Stored data |
** begin **

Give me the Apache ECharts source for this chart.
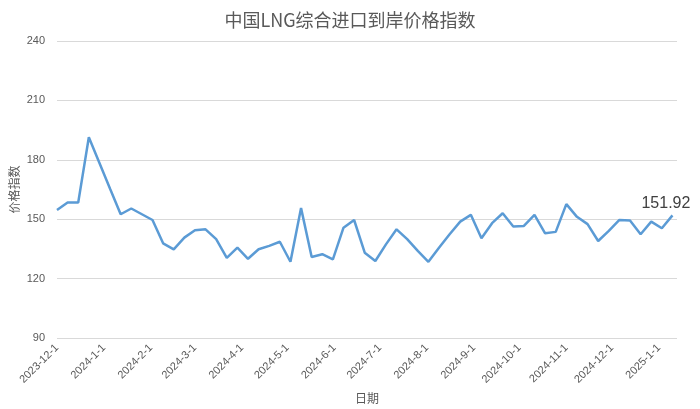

** end **
** begin **

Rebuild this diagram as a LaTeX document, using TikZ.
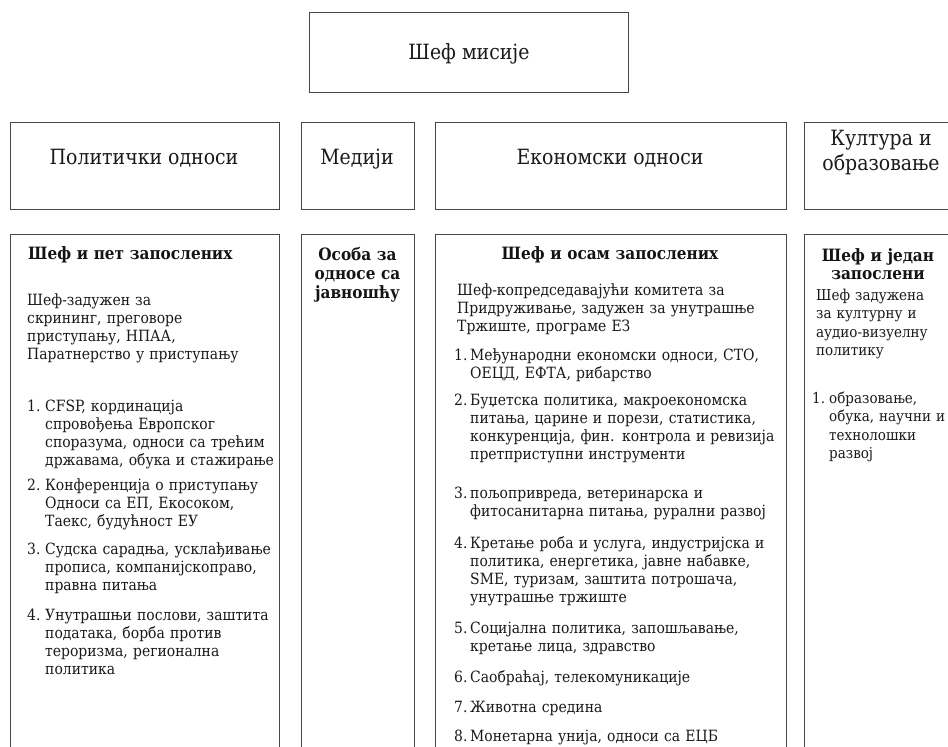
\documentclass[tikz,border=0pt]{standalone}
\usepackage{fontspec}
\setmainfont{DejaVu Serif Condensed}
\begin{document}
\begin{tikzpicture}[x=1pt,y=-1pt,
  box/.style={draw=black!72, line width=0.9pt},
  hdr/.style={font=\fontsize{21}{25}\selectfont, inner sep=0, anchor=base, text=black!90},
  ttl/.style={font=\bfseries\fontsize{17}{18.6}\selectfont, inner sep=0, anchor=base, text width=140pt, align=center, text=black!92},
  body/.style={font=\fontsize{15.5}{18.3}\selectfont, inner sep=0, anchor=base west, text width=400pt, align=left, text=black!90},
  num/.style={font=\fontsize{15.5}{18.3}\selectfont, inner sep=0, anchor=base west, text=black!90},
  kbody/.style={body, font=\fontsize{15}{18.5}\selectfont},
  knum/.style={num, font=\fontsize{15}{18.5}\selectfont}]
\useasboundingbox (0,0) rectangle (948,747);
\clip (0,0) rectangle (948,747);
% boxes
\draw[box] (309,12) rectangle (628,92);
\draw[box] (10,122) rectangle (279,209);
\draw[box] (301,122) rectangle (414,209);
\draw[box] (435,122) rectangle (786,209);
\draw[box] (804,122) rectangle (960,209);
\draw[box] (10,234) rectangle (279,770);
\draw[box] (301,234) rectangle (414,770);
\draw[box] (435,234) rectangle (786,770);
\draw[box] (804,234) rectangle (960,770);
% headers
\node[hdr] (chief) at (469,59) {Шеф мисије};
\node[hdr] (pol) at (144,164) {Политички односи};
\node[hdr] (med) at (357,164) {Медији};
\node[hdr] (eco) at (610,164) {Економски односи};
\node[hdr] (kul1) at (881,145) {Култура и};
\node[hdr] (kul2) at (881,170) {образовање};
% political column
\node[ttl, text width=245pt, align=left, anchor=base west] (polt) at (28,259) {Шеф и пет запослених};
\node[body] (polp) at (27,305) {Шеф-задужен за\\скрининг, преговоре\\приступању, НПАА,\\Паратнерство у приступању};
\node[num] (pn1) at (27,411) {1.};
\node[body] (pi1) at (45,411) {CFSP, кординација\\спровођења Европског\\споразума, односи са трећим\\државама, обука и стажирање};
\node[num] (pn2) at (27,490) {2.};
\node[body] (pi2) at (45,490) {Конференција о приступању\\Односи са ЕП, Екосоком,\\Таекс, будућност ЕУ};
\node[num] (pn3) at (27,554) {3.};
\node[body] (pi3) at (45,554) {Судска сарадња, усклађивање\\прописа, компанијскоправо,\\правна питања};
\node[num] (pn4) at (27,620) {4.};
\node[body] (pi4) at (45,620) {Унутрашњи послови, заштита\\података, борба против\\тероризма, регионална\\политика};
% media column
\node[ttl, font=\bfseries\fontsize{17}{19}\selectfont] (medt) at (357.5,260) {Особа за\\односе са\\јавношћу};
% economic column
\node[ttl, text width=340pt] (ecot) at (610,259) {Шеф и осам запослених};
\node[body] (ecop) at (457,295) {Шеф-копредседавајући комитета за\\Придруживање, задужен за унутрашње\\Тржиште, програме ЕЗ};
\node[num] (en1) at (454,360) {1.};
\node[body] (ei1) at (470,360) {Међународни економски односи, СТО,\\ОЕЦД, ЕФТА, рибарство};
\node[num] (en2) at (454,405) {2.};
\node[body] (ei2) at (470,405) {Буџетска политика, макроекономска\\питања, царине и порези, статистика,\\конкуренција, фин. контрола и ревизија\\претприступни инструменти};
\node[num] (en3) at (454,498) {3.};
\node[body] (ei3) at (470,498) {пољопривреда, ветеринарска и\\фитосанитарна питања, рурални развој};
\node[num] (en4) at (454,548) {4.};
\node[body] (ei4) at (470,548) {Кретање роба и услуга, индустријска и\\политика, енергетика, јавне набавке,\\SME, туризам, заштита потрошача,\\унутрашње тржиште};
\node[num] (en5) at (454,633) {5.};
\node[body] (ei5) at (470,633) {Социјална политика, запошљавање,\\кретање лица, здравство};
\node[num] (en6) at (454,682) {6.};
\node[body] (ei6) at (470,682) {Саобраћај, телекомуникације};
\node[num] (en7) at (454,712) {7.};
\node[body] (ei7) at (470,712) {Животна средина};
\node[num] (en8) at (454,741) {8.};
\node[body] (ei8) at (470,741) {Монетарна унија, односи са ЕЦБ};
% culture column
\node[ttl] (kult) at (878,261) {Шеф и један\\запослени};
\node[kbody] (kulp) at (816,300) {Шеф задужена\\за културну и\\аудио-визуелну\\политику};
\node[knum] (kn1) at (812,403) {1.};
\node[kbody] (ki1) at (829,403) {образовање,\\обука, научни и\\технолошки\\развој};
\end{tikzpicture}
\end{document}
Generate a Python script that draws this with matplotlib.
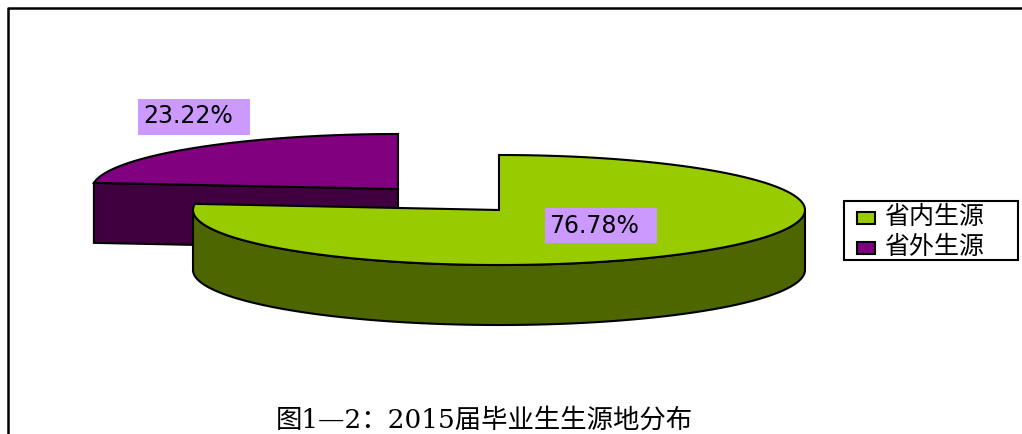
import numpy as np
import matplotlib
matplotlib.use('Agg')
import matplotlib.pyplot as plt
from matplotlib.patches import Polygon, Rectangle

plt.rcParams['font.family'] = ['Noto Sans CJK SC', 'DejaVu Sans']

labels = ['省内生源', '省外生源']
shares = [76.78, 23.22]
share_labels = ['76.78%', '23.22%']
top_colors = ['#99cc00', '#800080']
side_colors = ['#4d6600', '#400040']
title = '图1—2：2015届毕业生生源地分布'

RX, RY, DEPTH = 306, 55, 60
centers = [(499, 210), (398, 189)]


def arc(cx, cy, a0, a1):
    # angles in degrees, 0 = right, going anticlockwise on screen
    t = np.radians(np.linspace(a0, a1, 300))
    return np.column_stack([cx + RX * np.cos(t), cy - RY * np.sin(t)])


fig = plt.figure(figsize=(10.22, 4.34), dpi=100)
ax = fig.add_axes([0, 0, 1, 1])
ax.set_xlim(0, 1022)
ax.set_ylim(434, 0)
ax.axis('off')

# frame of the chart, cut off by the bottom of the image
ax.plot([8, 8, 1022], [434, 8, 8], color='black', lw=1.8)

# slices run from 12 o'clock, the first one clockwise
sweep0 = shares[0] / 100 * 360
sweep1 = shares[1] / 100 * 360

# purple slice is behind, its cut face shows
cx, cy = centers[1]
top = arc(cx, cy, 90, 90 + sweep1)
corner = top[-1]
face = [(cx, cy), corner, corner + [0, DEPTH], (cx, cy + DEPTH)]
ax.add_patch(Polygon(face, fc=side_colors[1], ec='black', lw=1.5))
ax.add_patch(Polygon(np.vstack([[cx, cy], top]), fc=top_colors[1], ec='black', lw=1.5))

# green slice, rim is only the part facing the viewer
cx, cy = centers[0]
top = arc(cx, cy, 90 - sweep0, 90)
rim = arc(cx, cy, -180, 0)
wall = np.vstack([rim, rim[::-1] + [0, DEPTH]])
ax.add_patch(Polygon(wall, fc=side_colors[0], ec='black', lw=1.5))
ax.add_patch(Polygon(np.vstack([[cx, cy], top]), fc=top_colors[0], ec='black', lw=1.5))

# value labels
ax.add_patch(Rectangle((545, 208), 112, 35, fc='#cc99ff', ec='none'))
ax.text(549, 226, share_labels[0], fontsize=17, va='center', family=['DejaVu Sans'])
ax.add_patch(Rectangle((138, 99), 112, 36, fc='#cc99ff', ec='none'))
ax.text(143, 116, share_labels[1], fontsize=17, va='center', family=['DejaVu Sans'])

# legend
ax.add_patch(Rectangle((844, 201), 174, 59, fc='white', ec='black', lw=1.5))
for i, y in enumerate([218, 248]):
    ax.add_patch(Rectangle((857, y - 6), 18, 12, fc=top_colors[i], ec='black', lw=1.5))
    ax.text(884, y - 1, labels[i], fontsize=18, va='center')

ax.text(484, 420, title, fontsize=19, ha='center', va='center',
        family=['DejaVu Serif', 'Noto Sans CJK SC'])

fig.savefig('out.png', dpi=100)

** end **

Task objective | Collect every line from the records above that contains the word "chart".

Result below |
Give me the Apache ECharts source for this chart.
# frame of the chart, cut off by the bottom of the image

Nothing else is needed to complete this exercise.